Gözetim Kapitalizmi ve Birey Özerkliği Üzerine Bir İnceleme
Gözetim kapitalizmi, Shoshana Zuboff’un kapsamlı analizleriyle gündeme gelen ve dijital çağın en tartışmalı ekonomik yapılarından biri haline gelen bir kavramdır. Bu yapı, bireylerin dijital ortamda bıraktığı izleri—arama geçmişi, alışveriş tercihleri, sosyal medya etkileşimleri gibi—ekonomik değere dönüştürerek kar elde etmeyi hedefler. Ancak bu ekonomik model, sadece piyasa dinamiklerini değil, aynı zamanda bireylerin mahremiyetini ve karar alma özgürlüğünü de derinden etkileyen bir paradigmayı temsil eder.
Foucault’nun “biyoiktidar” kavramı bu noktada önemli bir kuramsal çerçeve sunar. Devletin ya da kurumların, bireyin bedeni ve yaşamı üzerinde kurduğu iktidar biçimi olarak tanımlanan biyoiktidar, gözetim kapitalizmiyle birlikte dijital düzleme taşınmıştır. Artık bireyin yalnızca bedeni değil, dijital kimliği ve davranış kalıpları da denetlenmekte, şekillendirilmektedir. Bu denetim, açık bir zorlamadan çok, algoritmik yönetişim yoluyla gerçekleşmektedir.
Algoritmik yönetişim, bireyin karşılaştığı bilgileri filtreleyen, önceliklendiren ve anlamlandıran sistemlerin bütününü ifade eder. Bu sistemler sayesinde dijital dünyada bir çeşit “davranışsal norm” inşa edilir. Birey, neye inanacağını, neyi beğeneceğini ya da neyi tüketmesi gerektiğini, büyük ölçüde algoritmaların belirlediği çerçevede şekillendirir. Bu durum, birey özerkliğini yalnızca sınırlamakla kalmaz; aynı zamanda özgürlük kavramını yeniden tanımlamayı zorunlu kılar.

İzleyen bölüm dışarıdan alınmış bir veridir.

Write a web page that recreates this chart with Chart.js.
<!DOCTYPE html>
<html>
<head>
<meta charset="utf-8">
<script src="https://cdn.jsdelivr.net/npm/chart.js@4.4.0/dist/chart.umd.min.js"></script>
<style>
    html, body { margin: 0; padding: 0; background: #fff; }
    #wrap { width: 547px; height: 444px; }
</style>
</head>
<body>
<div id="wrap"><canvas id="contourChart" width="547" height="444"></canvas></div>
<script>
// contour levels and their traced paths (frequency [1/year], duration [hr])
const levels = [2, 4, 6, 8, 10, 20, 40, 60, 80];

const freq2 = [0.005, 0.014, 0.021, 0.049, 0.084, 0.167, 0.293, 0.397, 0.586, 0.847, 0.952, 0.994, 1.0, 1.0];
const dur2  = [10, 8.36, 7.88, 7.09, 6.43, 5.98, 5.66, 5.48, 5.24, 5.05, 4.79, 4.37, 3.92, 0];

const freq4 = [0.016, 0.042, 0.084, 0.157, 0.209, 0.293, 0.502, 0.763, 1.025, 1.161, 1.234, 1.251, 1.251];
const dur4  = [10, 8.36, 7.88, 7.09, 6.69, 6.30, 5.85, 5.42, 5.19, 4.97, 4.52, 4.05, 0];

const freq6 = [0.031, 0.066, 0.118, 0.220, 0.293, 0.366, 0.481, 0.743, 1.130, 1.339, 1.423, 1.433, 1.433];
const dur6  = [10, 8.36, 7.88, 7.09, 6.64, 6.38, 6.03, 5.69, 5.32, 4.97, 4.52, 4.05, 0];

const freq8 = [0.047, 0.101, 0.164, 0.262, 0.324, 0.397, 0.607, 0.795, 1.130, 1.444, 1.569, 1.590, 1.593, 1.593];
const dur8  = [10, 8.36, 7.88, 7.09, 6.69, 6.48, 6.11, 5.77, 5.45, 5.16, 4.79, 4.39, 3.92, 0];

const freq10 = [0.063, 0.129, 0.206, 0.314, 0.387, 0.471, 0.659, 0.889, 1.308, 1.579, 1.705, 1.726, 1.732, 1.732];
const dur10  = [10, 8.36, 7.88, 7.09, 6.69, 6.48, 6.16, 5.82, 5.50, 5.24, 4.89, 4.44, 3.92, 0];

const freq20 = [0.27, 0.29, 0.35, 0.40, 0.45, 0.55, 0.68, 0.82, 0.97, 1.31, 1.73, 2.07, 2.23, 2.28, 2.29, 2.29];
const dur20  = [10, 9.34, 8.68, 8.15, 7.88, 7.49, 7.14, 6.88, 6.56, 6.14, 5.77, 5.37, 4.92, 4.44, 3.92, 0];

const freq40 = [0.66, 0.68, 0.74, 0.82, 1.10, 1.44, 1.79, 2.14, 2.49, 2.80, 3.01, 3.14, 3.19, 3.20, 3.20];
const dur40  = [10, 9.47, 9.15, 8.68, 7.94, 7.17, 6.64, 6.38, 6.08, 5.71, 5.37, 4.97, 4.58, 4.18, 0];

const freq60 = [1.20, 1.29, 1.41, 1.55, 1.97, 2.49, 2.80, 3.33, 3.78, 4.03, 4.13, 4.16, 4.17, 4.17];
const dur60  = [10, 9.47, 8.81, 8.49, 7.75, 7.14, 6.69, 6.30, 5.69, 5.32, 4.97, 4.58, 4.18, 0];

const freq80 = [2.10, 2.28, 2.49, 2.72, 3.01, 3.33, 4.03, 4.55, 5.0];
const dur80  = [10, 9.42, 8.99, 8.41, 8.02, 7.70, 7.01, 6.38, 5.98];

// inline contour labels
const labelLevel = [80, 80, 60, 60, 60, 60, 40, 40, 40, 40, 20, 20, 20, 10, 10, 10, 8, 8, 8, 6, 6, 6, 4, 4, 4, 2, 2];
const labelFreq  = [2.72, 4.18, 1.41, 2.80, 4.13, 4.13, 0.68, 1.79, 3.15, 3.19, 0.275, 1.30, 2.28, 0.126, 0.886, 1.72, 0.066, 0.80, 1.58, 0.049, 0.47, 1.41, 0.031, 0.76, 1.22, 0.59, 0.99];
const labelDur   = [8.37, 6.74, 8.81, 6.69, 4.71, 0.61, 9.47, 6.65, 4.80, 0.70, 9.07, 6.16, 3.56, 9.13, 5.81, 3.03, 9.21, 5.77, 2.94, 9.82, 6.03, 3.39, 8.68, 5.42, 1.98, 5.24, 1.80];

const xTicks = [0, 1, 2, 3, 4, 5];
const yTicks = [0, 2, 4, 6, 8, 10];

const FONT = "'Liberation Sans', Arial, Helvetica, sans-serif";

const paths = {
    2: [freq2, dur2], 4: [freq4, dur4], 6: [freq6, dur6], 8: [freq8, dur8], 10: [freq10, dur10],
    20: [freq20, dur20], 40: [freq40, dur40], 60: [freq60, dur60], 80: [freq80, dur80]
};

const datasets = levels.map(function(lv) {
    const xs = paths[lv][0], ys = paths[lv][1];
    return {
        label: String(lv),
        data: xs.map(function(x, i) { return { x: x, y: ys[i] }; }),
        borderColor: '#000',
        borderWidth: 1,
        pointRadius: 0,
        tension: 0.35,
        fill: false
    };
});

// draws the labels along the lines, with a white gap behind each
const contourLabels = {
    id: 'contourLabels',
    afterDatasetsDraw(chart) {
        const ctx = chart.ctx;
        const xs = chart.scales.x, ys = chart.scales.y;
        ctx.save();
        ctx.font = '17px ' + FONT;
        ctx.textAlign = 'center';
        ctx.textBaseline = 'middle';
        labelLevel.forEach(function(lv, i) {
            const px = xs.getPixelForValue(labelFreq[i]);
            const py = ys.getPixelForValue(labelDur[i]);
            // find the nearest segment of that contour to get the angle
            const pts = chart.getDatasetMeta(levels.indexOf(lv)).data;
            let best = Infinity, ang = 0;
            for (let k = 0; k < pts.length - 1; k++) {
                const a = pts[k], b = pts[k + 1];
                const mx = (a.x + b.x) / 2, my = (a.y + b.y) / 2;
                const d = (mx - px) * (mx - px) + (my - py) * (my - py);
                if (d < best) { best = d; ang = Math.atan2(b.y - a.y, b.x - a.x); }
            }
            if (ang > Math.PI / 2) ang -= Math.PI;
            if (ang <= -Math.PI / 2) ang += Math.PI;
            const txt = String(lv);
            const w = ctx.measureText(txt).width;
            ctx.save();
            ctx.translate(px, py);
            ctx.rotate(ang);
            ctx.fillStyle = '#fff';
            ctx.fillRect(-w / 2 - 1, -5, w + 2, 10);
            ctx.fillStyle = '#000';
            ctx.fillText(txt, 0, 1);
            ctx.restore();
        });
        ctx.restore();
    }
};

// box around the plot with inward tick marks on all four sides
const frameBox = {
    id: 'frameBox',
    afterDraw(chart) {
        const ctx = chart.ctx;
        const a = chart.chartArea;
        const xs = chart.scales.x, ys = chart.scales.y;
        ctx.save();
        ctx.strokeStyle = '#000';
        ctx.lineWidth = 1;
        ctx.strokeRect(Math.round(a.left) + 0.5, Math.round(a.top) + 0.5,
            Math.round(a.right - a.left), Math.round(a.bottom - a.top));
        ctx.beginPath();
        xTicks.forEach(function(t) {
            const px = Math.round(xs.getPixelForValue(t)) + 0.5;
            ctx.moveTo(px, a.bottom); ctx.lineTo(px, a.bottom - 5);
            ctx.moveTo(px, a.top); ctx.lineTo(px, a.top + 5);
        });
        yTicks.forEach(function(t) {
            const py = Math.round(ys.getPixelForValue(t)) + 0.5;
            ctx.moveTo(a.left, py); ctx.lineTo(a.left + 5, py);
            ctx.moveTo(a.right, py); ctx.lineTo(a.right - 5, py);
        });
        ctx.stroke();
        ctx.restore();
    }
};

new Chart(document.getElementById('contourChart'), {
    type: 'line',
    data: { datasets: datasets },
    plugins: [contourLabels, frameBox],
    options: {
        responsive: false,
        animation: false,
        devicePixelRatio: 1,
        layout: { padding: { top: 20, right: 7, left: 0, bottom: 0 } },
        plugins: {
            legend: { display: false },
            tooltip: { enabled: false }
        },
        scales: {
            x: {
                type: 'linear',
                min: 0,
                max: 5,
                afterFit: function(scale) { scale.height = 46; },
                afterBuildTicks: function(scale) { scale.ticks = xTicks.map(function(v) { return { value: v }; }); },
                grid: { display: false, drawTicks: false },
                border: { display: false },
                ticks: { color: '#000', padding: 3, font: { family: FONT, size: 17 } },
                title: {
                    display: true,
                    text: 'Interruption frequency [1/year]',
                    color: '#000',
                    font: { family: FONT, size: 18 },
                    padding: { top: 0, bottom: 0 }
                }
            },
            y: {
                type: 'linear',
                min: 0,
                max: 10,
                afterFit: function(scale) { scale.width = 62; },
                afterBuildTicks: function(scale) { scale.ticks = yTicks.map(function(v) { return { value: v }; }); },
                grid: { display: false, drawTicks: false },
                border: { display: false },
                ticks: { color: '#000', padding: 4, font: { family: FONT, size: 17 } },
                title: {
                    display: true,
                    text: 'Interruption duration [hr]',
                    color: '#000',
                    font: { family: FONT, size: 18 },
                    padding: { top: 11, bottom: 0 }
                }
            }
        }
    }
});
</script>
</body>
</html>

Gözetim kapitalizminin en problematik yönlerinden biri, bireylerin bu süreçte gönüllü katılımcılar haline gelmeleridir. Sosyal medya platformlarında paylaştıkları içerikler, yaptıkları yorumlar, konum bilgileri gibi unsurlar; yalnızca iletişim amaçlı değil, aynı zamanda ekonomik çıkar için kullanılan birer veri kaynağına dönüşmektedir. Bu durum, rızanın gerçekten bilinçli ve özgürce verilmiş olup olmadığını tartışmaya açmaktadır.
Bu bağlamda, gözetim kapitalizmi etik ve hukuki düzenlemeler açısından da ciddi bir boşluk barındırır. Veri toplama süreçlerinin şeffaflığı, bireyin bilgilendirilmiş onamı, algoritmik kararların denetlenebilirliği gibi konular, henüz yeterince çözülmemiştir. Üstelik bu eksiklikler, sadece bireysel değil, toplumsal düzeyde de eşitsizliklere yol açabilir; çünkü dijital yoksulluk yaşayan gruplar bu sistemin dayattığı normlara karşı daha savunmasız hale gelir.
Gözetim kapitalizmi yalnızca ekonomik bir model değil; birey özerkliğini, mahremiyetini ve özgürlüğünü tehdit eden bir yapıdır. Bu tehdidin farkında olmak, yalnızca teknolojik okuryazarlıkla değil, aynı zamanda felsefi, hukuki ve etik düzeyde bir bilinç geliştirmeyi gerektirir. Bireyler, dijital dünyada veriye indirgenmiş kimlikler haline gelmemek için, bu yapının dayattığı yönetişim biçimlerine karşı eleştirel bir tavır geliştirmelidir.